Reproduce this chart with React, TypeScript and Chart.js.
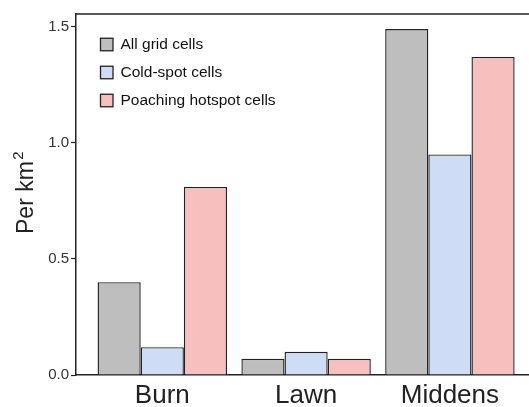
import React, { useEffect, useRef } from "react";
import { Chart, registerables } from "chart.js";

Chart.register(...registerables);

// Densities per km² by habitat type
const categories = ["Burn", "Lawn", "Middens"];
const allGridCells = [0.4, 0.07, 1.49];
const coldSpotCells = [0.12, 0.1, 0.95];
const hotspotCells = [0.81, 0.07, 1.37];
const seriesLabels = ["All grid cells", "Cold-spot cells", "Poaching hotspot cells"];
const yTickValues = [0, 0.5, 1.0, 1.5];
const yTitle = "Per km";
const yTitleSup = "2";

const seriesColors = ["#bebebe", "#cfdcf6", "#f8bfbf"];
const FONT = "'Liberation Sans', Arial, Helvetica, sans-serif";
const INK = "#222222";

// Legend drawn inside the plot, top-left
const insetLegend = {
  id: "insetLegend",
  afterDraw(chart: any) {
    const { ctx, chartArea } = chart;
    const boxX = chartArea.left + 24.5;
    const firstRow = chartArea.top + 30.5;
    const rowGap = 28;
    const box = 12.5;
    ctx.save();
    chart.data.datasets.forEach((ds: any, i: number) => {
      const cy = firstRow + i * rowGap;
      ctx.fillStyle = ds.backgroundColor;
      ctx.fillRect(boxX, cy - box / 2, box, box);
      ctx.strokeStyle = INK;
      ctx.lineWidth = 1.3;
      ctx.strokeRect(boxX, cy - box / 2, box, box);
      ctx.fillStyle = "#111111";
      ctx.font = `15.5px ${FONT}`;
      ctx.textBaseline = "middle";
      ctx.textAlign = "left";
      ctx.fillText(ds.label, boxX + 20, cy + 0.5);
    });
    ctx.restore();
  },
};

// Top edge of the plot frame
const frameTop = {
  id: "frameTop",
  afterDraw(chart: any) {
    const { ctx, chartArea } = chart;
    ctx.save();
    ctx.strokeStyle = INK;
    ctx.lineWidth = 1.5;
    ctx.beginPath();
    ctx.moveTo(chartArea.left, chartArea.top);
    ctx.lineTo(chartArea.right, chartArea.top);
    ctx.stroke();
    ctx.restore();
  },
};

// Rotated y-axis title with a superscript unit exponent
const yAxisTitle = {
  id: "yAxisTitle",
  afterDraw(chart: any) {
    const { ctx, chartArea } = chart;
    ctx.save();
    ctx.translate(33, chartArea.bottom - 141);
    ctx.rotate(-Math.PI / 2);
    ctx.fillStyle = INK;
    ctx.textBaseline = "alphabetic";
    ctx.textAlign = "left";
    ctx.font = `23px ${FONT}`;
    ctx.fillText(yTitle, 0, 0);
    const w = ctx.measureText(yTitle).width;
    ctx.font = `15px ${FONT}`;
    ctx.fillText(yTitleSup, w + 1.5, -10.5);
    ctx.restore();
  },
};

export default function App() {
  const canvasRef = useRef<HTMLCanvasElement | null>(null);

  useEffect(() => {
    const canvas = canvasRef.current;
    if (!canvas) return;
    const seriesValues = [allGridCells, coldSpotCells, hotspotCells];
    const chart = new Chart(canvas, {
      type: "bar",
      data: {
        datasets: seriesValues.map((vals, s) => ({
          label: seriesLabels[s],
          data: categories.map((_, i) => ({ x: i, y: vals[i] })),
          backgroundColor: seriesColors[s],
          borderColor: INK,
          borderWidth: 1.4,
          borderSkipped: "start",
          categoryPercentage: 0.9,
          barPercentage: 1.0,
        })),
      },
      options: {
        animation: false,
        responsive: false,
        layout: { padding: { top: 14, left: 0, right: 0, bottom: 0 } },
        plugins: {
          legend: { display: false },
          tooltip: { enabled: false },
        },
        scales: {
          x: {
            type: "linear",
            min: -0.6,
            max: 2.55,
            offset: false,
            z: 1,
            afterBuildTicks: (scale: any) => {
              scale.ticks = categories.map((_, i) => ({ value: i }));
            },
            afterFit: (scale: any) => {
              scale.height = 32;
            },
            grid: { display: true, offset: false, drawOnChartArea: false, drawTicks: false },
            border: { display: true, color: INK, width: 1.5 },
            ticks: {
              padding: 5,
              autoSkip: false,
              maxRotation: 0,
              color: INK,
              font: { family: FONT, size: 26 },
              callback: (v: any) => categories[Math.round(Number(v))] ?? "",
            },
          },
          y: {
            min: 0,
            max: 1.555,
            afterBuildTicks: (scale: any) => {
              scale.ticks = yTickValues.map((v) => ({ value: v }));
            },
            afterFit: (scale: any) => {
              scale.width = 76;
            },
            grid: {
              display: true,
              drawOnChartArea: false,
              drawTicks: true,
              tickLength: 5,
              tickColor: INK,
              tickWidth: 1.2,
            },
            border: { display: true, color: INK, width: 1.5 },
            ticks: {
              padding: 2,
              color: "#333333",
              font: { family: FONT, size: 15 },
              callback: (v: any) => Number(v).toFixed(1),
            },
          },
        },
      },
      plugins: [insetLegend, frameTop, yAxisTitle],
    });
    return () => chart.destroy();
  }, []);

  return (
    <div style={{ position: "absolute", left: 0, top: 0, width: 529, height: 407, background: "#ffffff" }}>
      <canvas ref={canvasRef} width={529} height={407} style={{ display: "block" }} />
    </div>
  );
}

========

• WRITTEN INSTRUCTION:
Copy exactly the lines running from the beginning of the listing through the line that has "Chart.register(...registerables);". Drop the pictures.

• SOLUTION TO THE EXERCISE:
Reproduce this chart with React, TypeScript and Chart.js.
import React, { useEffect, useRef } from "react";
import { Chart, registerables } from "chart.js";

Chart.register(...registerables);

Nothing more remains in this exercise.